# 7th Heresy APC. Month Ten, July 2017.



## Tawa (Jan 10, 2010)

Nearly there!


----------



## Old Man78 (Nov 3, 2011)

Huzzah.......assault marines, I just have to find my tub of marine heads!


----------



## Old Man78 (Nov 3, 2011)

@Tawa, will there be another double month? Not that I'll have a chance of doing it, I'm just feeling brave at the moment!


----------



## SwedeMarine (Jun 3, 2013)

Well its been a while since i was active but with copious new amounts of freetime on my hands i figured id try and get back into the swing of things. So I'll be doing 5 Primaris Marines from the new box to keep me going.

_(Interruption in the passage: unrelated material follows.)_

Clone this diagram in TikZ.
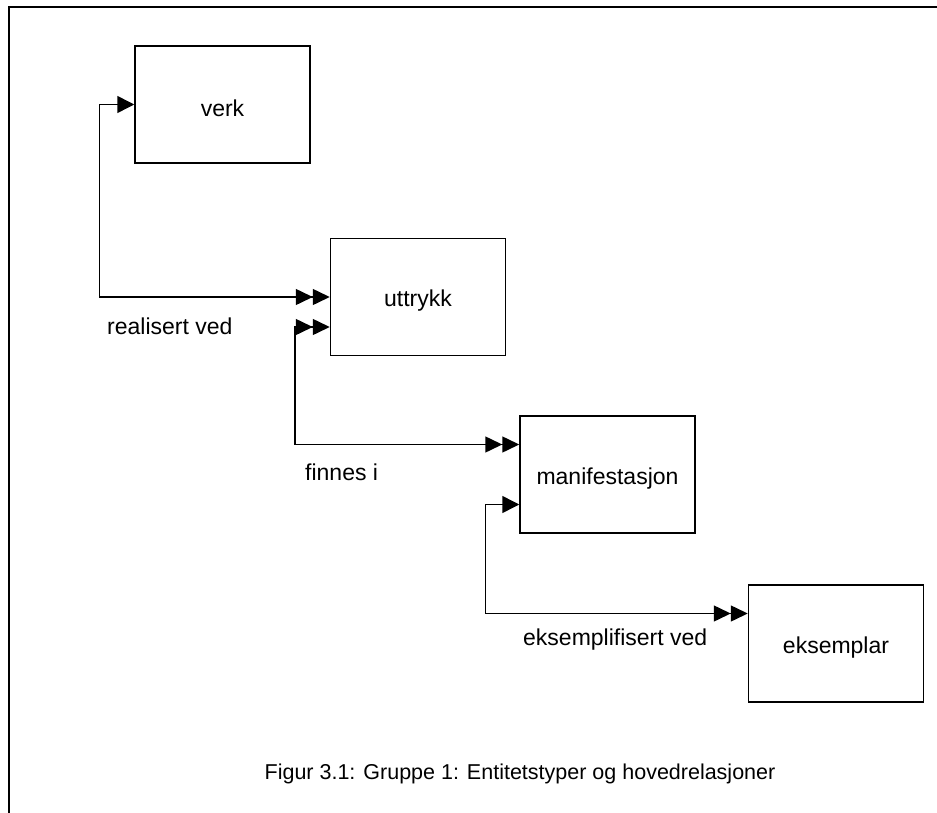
\documentclass[tikz,border=0pt]{standalone}
\usepackage{fontspec}
\setmainfont{Liberation Sans}
\usetikzlibrary{arrows.meta,positioning}
\tikzset{
  entity/.style={draw, line width=1.5pt, minimum width=175pt, minimum height=117pt, inner sep=0pt, text depth=0pt, yshift=0pt},
  rel/.style={line width=1.5pt, line join=miter},
  lbl/.style={anchor=west, inner sep=0pt},
  etip/.tip={Triangle[length=17pt,width=17pt]},
  dtip/.tip={Triangle[length=17pt,width=16pt] Triangle[length=17pt,width=16pt]},
}
\begin{document}
\begin{tikzpicture}[x=1pt, y=-1pt, font=\fontsize{23}{27}\selectfont]
		\useasboundingbox (0,0) rectangle (937,813);
		\draw[line width=1.5pt] (9,813) -- (9,7) -- (937,7);
		% entitetstyper
		\node[entity] (verk) at (222.5,104.5) {};
		\node[entity] (uttrykk) at (418,297) {};
		\node[entity] (manif) at (607.5,474.5) {};
		\node[entity] (eksempl) at (836,643.5) {};
		\node (verktxt) at ([yshift=-4pt]verk.center) {verk};
		\node (uttrykktxt) at ([yshift=-4pt]uttrykk.center) {uttrykk};
		\node (maniftxt) at ([yshift=-4pt]manif.center) {manifestasjon};
		\node (eksempltxt) at ([yshift=-4pt]eksempl.center) {eksemplar};
		% relasjoner
		\draw[rel, {etip}-{dtip}] (verk.west) -- ++(-35,0) |- (uttrykk.west);
		\draw[rel, {dtip}-{dtip}] ([yshift=-30pt]uttrykk.west) -- ++(-35,0) |- ([yshift=30pt]manif.west);
		\draw[rel, {etip}-{dtip}] ([yshift=-30pt]manif.west) -- ++(-34,0) |- ([yshift=30pt]eksempl.west);
		\node[lbl] (realisert) at (107,326) {realisert ved};
		\node[lbl] (finnes) at (305,472) {finnes i};
		\node[lbl] (eksemplif) at (523,640) {eksemplifisert ved};
		% figurtekst
		\node[font=\fontsize{21.5}{25}\selectfont] (caption) at (520,774) {Figur 3.1: Gruppe 1: Entitetstyper og hovedrelasjoner};
\end{tikzpicture}
\end{document}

Also @Tawa does the new challenge begin in October then?


----------



## DaisyDuke (Aug 18, 2011)

So here's my b4


----------



## SwedeMarine (Jun 3, 2013)

So im going to call an audible this month and actually put in my tyranid warriors for my new army.
Heres the before


And the final product


----------



## DaisyDuke (Aug 18, 2011)

Nearly forgot to post it here. Here's the finished death guard dread


----------



## The Gunslinger (Apr 4, 2011)

Not had a good couple of months with my personal life so have pretty much forgotten about the hobby. Will try and do ten skeletons before the 5th. Hopefully I will be able to find the motivation.


----------



## SwedeMarine (Jun 3, 2013)

I managed to get these guys done after all. Impressive considering how slow I usually paint.









Sent from my XT1585 using Tapatalk


----------



## The Gunslinger (Apr 4, 2011)

Managed to get them done. Not my best work but it will do.


----------



## Shandathe (May 2, 2010)

Way too swamped AGAIN but I need another Canoness and figure I can get her painted tomorrow...


----------



## Old Man78 (Nov 3, 2011)

Real life is all over me like a bad rash, dont think ill get my entry complete, and I've used my 2 RL cards. Will there be another double month?


----------



## Shandathe (May 2, 2010)

Well, I got drawn into a game instead of painting, so... yeah. She's at least painted technically? I didn't promise 'painted well' or even 'photographed decently'


----------